Tax Information Exchange Agreements (TIEAs) are being signed between host/home and 'tax haven' jurisdiction. But these TIEAs require probing authorities to present the identities of people under examination, the information that is sought, the tax purposes for which the data is being sought, proof that the information is held in the jurisdiction etc – all of which legally prevents any 'fishing', and all of which is deliberately concealed by the laws of the secrecy jurisdiction. This was unpacked by the Unilever v. Kenya tax authorities case (Unilever Kenya Ltd v. Commissioners of Income Tax 2003), evidencing that while tax authorities may document mispricing, the lack of mandatory multilateral corporate country-by-country reporting renders transfer mispricing – as articulated in the Mopani scandal, incidents that cannot be proved.
Tax competition, such as the lowering of royalty rates, is often proposed by the IMF and World Bank as the primary means of attracting foreign investment to developing countries. But as global consulting firm McKinsey reveals, ‘Popular incentives such as tax holidays, serve only to detract value from those investments that would likely be made in any case’ (2004).
Bank Watch estimates that Vedanta via KCM remitted just 0.6 per cent of royalties to the government instead of the usual 5–10 per cent developing countries should receive.

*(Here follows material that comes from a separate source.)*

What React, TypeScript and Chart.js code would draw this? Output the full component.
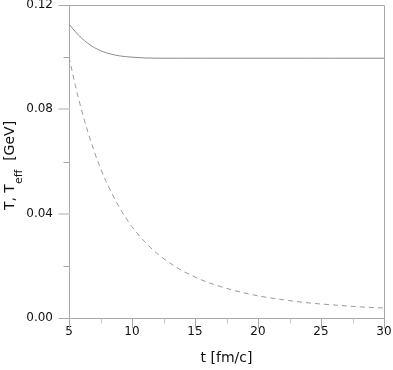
import React, { useEffect, useRef } from "react";
import { Chart, registerables } from "chart.js";

Chart.register(...registerables);

// time [fm/c]
const tValues = [5, 5.5, 6, 6.5, 7, 7.5, 8, 9, 10, 11, 12, 13, 14, 15, 16, 18, 20, 22, 24, 26, 28, 30];
// T [GeV] (solid)
const tempT = [0.1127, 0.1098, 0.1073, 0.1053, 0.1037, 0.1025, 0.1016, 0.1005, 0.1, 0.0997, 0.0996, 0.0996, 0.0996, 0.0996, 0.0996, 0.0996, 0.0996, 0.0996, 0.0996, 0.0996, 0.0996, 0.0996];
// T_eff [GeV] (dashed)
const tempTeff = [0.1, 0.0892, 0.0797, 0.0713, 0.0639, 0.0574, 0.0518, 0.0424, 0.035, 0.0293, 0.0247, 0.0211, 0.0181, 0.0157, 0.0137, 0.0107, 0.0085, 0.007, 0.0058, 0.005, 0.0043, 0.0038];

const xMajorTicks = [5, 10, 15, 20, 25, 30];
const xMinorTicks = [7.5, 12.5, 17.5, 22.5, 27.5];
const yMajorTicks = [0, 0.04, 0.08, 0.12];
const yMinorTicks = [0.02, 0.06, 0.1];

const FONT = "'DejaVu Sans', Verdana, sans-serif";
const AXIS_COLOR = "#a8a8a8";

const ticksPlugin = {
  id: "customTicks",
  afterDraw(chart: any) {
    const { ctx, chartArea } = chart;
    const xs = chart.scales.x;
    const ys = chart.scales.y;
    const al = (p: number) => Math.round(p) + 0.5;
    ctx.save();
    // frame top & right
    ctx.strokeStyle = AXIS_COLOR;
    ctx.lineWidth = 1;
    ctx.beginPath();
    ctx.moveTo(al(chartArea.left), al(chartArea.top));
    ctx.lineTo(al(chartArea.right), al(chartArea.top));
    ctx.lineTo(al(chartArea.right), al(chartArea.bottom));
    ctx.stroke();
    // y ticks
    const left = al(chartArea.left);
    yMajorTicks.forEach((v) => {
      const y = ys.getPixelForValue(v);
      const edge = v === 0 || v === 0.12;
      ctx.strokeStyle = edge ? AXIS_COLOR : "#d6d6d6";
      ctx.lineWidth = edge ? 1 : 2;
      const yy = edge ? al(y) : Math.round(y);
      ctx.beginPath();
      ctx.moveTo(left - 11, yy);
      ctx.lineTo(left, yy);
      ctx.stroke();
    });
    yMinorTicks.forEach((v) => {
      const y = al(ys.getPixelForValue(v));
      ctx.strokeStyle = AXIS_COLOR;
      ctx.lineWidth = 1;
      ctx.beginPath();
      ctx.moveTo(left - 6, y);
      ctx.lineTo(left, y);
      ctx.stroke();
    });
    const bottom = al(chartArea.bottom);
    xMajorTicks.forEach((v) => {
      const x = al(xs.getPixelForValue(v));
      ctx.strokeStyle = AXIS_COLOR;
      ctx.lineWidth = 1;
      ctx.beginPath();
      ctx.moveTo(x, bottom);
      ctx.lineTo(x, bottom + 10);
      ctx.stroke();
    });
    xMinorTicks.forEach((v) => {
      const x = al(xs.getPixelForValue(v));
      ctx.strokeStyle = "#c4c4c4";
      ctx.lineWidth = 1;
      ctx.beginPath();
      ctx.moveTo(x, bottom);
      ctx.lineTo(x, bottom + 5);
      ctx.stroke();
    });
    // y title with subscript
    const cy = (chartArea.top + chartArea.bottom) / 2 + 4;
    ctx.translate(14, cy);
    ctx.rotate(-Math.PI / 2);
    ctx.fillStyle = "#111";
    ctx.textBaseline = "alphabetic";
    ctx.textAlign = "left";
    const mainFont = `14px ${FONT}`;
    const subFont = `11px ${FONT}`;
    const p1 = "T, T";
    const p2 = "eff";
    const p3 = "  [GeV]";
    ctx.font = mainFont;
    const w1 = ctx.measureText(p1).width;
    const w3 = ctx.measureText(p3).width;
    ctx.font = subFont;
    const w2 = ctx.measureText(p2).width;
    let x0 = -(w1 + w2 + w3) / 2;
    ctx.font = mainFont;
    ctx.fillText(p1, x0, 0);
    x0 += w1;
    ctx.font = subFont;
    ctx.fillText(p2, x0, 8);
    x0 += w2;
    ctx.font = mainFont;
    ctx.fillText(p3, x0, 0);
    ctx.restore();
  },
};

export default function App() {
  const canvasRef = useRef<HTMLCanvasElement | null>(null);

  useEffect(() => {
    document.body.style.margin = "0";
    const canvas = canvasRef.current;
    if (!canvas) return;
    const chart = new Chart(canvas, {
      type: "scatter",
      data: {
        datasets: [
          {
            label: "T",
            data: tValues.map((t, i) => ({ x: t, y: tempT[i] })),
            showLine: true,
            borderColor: "#8a8a8a",
            borderWidth: 1,
            pointRadius: 0,
            cubicInterpolationMode: "monotone",
          },
          {
            label: "T_eff",
            data: tValues.map((t, i) => ({ x: t, y: tempTeff[i] })),
            showLine: true,
            borderColor: "#9a9a9a",
            borderWidth: 1,
            borderDash: [5, 4],
            pointRadius: 0,
            cubicInterpolationMode: "monotone",
          },
        ],
      },
      options: {
        responsive: false,
        animation: false,
        layout: { padding: { top: 5, right: 9, left: 0, bottom: 0 } },
        plugins: { legend: { display: false }, tooltip: { enabled: false } },
        scales: {
          x: {
            type: "linear",
            min: 5,
            max: 30,
            afterFit: (s: any) => {
              s.height = 52;
              s.paddingLeft = 0;
              s.paddingRight = 0;
            },
            afterBuildTicks: (s: any) => {
              s.ticks = xMajorTicks.map((v) => ({ value: v }));
            },
            ticks: {
              padding: 8,
              color: "#111",
              font: { family: FONT, size: 12, lineHeight: 1 },
              callback: (v: any) => String(v),
              maxRotation: 0,
              autoSkip: false,
            },
            grid: { display: true, drawOnChartArea: false, drawTicks: false },
            border: { display: true, color: AXIS_COLOR, width: 1 },
            title: {
              display: true,
              text: "t [fm/c]",
              color: "#111",
              font: { family: FONT, size: 14 },
              padding: { top: 0, bottom: 3 },
            },
          },
          y: {
            type: "linear",
            min: 0,
            max: 0.12,
            afterFit: (s: any) => {
              s.width = 69;
              s.paddingTop = 0;
              s.paddingBottom = 0;
            },
            afterBuildTicks: (s: any) => {
              s.ticks = yMajorTicks.map((v) => ({ value: v }));
            },
            ticks: {
              padding: 16,
              color: "#111",
              font: { family: FONT, size: 12, lineHeight: 0.8 },
              callback: (v: any) => Number(v).toFixed(2),
              autoSkip: false,
            },
            grid: { display: true, drawOnChartArea: false, drawTicks: false },
            border: { display: true, color: AXIS_COLOR, width: 1 },
          },
        },
      },
      plugins: [ticksPlugin],
    });
    return () => chart.destroy();
  }, []);

  return (
    <div style={{ position: "fixed", left: 0, top: 0, width: 393, height: 370, background: "#fff" }}>
      <canvas ref={canvasRef} width={393} height={370} style={{ display: "block" }} />
    </div>
  );
}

As such, Vedanta remitted just US$6.1 million from KCM despite the company extracting ore valued at US$1 billion, raking in over US$310 million in 2007 – the equivalent of the Zambian health budget. In addition to the fact that allegedly 50 per cent of taxes remitted to the government were derived from PAYE (pay as you earn), sub-contracted labourers are paid just £37 per month instead of £150 they require for a living wage.

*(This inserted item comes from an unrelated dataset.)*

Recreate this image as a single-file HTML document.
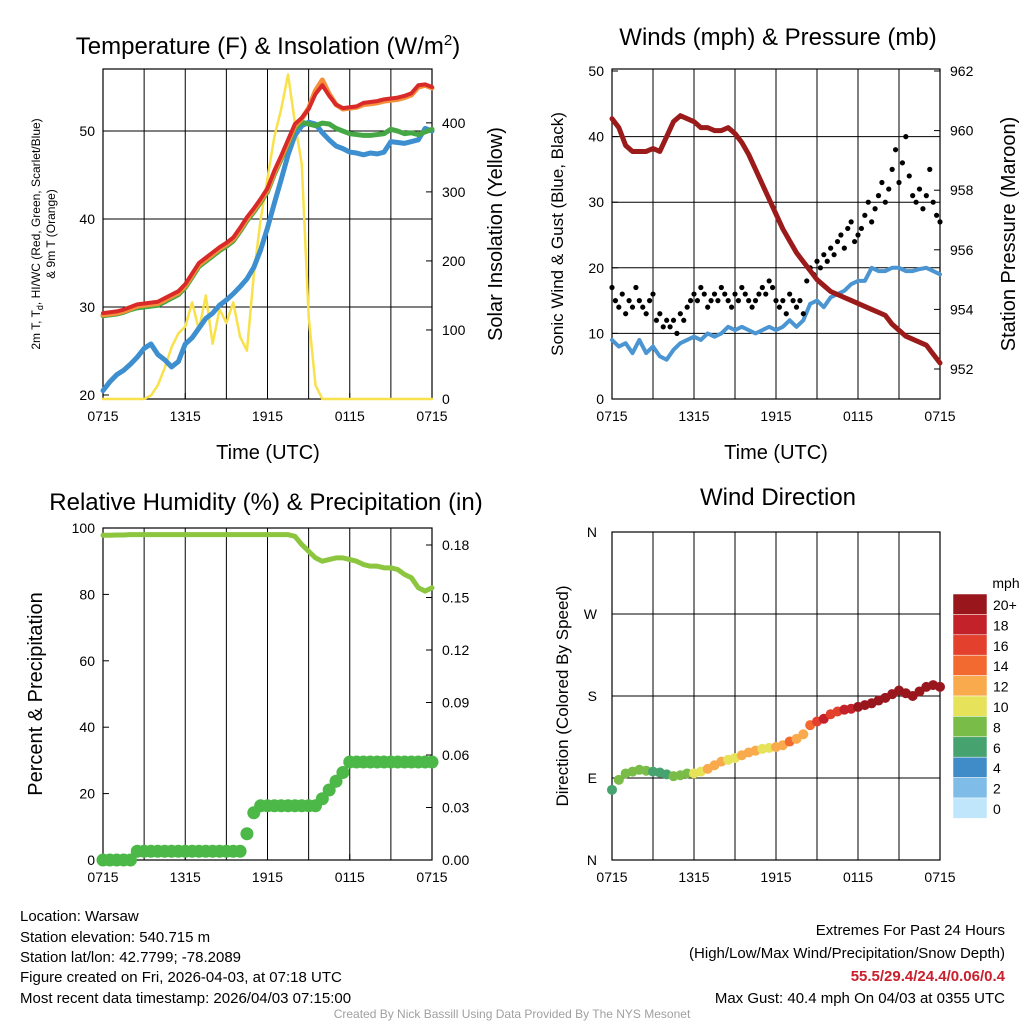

In April 2008, the last year of the five-year commodity boom, when copper hit US$9,000 per tonne, then-Zambian president Levy Mwanawasa exclaimed that Zambia must no longer accept the pennies from copper mines. And though prices increased, Zambia’s revenue actually decreased, by 50 per cent from 1.4 per cent (2003) to 0.7 per cent (2004). The government introduced a 25 per cent windfall tax, raised mineral royalties to 3 per cent and corporate tax to 30 per cent. But soon after, mining houses engaged in intensive lobbying. Current Zambian President Rupiah Banda claims that the windfall tax will not be implemented again. In fact, soon after introduction, it was scrapped. The government has since agreed to a new 10-year tax stabilisation regime. According to an article in the Guardian dated May 2011 (quoting Andreas Missbach, managing director of Berne Declaration, a Swiss-based NGO), Glencore continues to pay just 0.6 per cent in royalties. As Mines Minister Maxwell Mwale stated in December 2008, mining companies asked the government 'to help them survive a commodities downturn' by removing inconvenient and costly taxes.

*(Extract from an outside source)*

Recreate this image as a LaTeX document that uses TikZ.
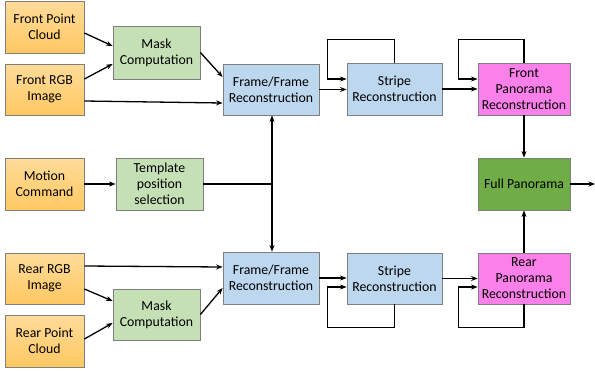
\documentclass[tikz,border=0pt]{standalone}
\usepackage{fontspec}
\setmainfont{Carlito}
\usetikzlibrary{arrows.meta,calc}
\definecolor{orT}{HTML}{FFDC9A}
\definecolor{orB}{HTML}{FFC862}
\definecolor{grF}{HTML}{C5E0B4}
\definecolor{blF}{HTML}{BDD7EE}
\definecolor{pkF}{HTML}{FB80E9}
\definecolor{fuF}{HTML}{70AD47}
\definecolor{bdr}{HTML}{7F7F7F}
\begin{document}
\begin{tikzpicture}[x=1pt,y=-1pt,
  box/.style={draw=bdr, line width=0.8pt, align=center, inner sep=0pt,
    font=\fontsize{13.8}{16}\selectfont},
  orbox/.style={box, top color=orT, bottom color=orB, minimum width=79pt},
  grbox/.style={box, fill=grF, minimum width=87pt},
  blbox/.style={box, fill=blF},
  pkbox/.style={box, fill=pkF, minimum width=92pt},
  arr/.style={-{Stealth[length=6.5pt,width=5pt]}, line width=1.3pt, black},
  ln/.style={line width=1.3pt, black}]
\useasboundingbox (0,0) rectangle (595,370);
% left inputs
\node[orbox, minimum height=52pt] (fpc) at (44.5,27) {Front Point\\Cloud};
\node[orbox, minimum height=51pt] (frgb) at (44.5,89.5) {Front RGB\\Image};
\node[orbox, minimum height=52pt] (mot) at (44.5,184) {Motion\\Command};
\node[orbox, minimum height=51pt] (rrgb) at (44.5,278.5) {Rear RGB\\Image};
\node[orbox, minimum height=52pt] (rpc) at (44.5,341) {Rear Point\\Cloud};
% green
\node[grbox, minimum height=53pt] (mask1) at (156.5,52.5) {Mask\\Computation};
\node[grbox, minimum height=52pt] (tmpl) at (159.5,184) {Template\\position\\selection};
\node[grbox, minimum height=51pt] (mask2) at (156.5,314.5) {Mask\\Computation};
% blue
\node[blbox, minimum width=96pt, minimum height=51pt] (ff1) at (271,89.5) {Frame/Frame\\Reconstruction};
\node[blbox, minimum width=96pt, minimum height=52pt] (ff2) at (271,278) {Frame/Frame\\Reconstruction};
\node[blbox, minimum width=95pt, minimum height=52pt] (st1) at (394.5,89) {Stripe\\Reconstruction};
\node[blbox, minimum width=95pt, minimum height=51pt] (st2) at (394.5,278.5) {Stripe\\Reconstruction};
% pink / full
\node[pkbox, minimum height=52pt] (fp) at (524,89) {Front\\Panorama\\Reconstruction};
\node[pkbox, minimum height=51pt] (rp) at (524,278.5) {Rear\\Panorama\\Reconstruction};
\node[box, fill=fuF, minimum width=92pt, minimum height=52pt] (full) at (524,184) {Full Panorama};
\coordinate (out) at (595,184);
\coordinate (j) at (272,184);
% front arrows
\draw[arr] ([yshift=-6pt]fpc.east) -- ([yshift=6.5pt]mask1.west);
\draw[arr] ([yshift=10.5pt]frgb.east) -- ([yshift=-11.5pt]mask1.west);
\draw[arr] (mask1.east) -- ([yshift=12.5pt]ff1.west);
\draw[arr] ([yshift=-11.5pt]frgb.east) -- ([yshift=-13.5pt]ff1.west);
\draw[arr] (ff1.east) -- (ff1.east -| st1.west);
\draw[arr] (st1.north) -- ++(0,-23) -| ($(st1.west)+(-19,-10)$) -- ([yshift=10pt]st1.west);
\draw[arr] (st1.east) -- (st1.east -| fp.west);
\draw[arr] (fp.north) -- ++(0,-23) -| ($(fp.west)+(-19,-10)$) -- ([yshift=10pt]fp.west);
\draw[arr] (fp.south) -- (full.north);
\draw[arr] (full.east) -- (out);
\draw[arr] (rp.north) -- (full.south);
% motion
\draw[arr] (mot.east) -- (tmpl.west);
\draw[ln] (tmpl.east) -- (j);
\draw[arr] (j) -- (j |- ff1.south);
\draw[arr] (j) -- (j |- ff2.north);
% rear arrows
\draw[arr] ([yshift=12.5pt]rrgb.east) -- ([yshift=11pt]ff2.west);
\draw[arr] ([yshift=-10.5pt]rrgb.east) -- ([yshift=13.5pt]mask2.west);
\draw[arr] ([yshift=2pt]rpc.east) -- ([yshift=-8.5pt]mask2.west);
\draw[arr] (mask2.east) -- ([yshift=-10pt]ff2.west);
\draw[arr] (ff2.east) -- (ff2.east -| st2.west);
\draw[arr] (st2.south) -- ++(0,23) -| ($(st2.west)+(-19,8.5)$) -- ([yshift=-8.5pt]st2.west);
\draw[arr] (st2.east) -- (st2.east -| rp.west);
\draw[arr] (rp.south) -- ++(0,23) -| ($(rp.west)+(-19,8.5)$) -- ([yshift=-8.5pt]rp.west);
\end{tikzpicture}
\end{document}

And yet, after this considerable charity has been provided to the world's richest companies, the question remains: who will help the Zambians?
INCENTIVES FOR MINING
Mining companies have additional incentives as follows:
- Period of carry forward of mining losses has been extended from 5 to 10 years
- Withholding tax on interest, rent, consultancy, royalties and dividends is only 15 per cent
- The restriction of offsetting losses against profits, which is limited to 20 per cent for mines with a common owner, has been removed so that 100 per cent of the losses can be offset
- Duty-free importation of capital equipment and utility vehicles
- Input tax claim for five years on pre-production expenditure for exploration companies in the mining sector
- Zero rate on mining products for export.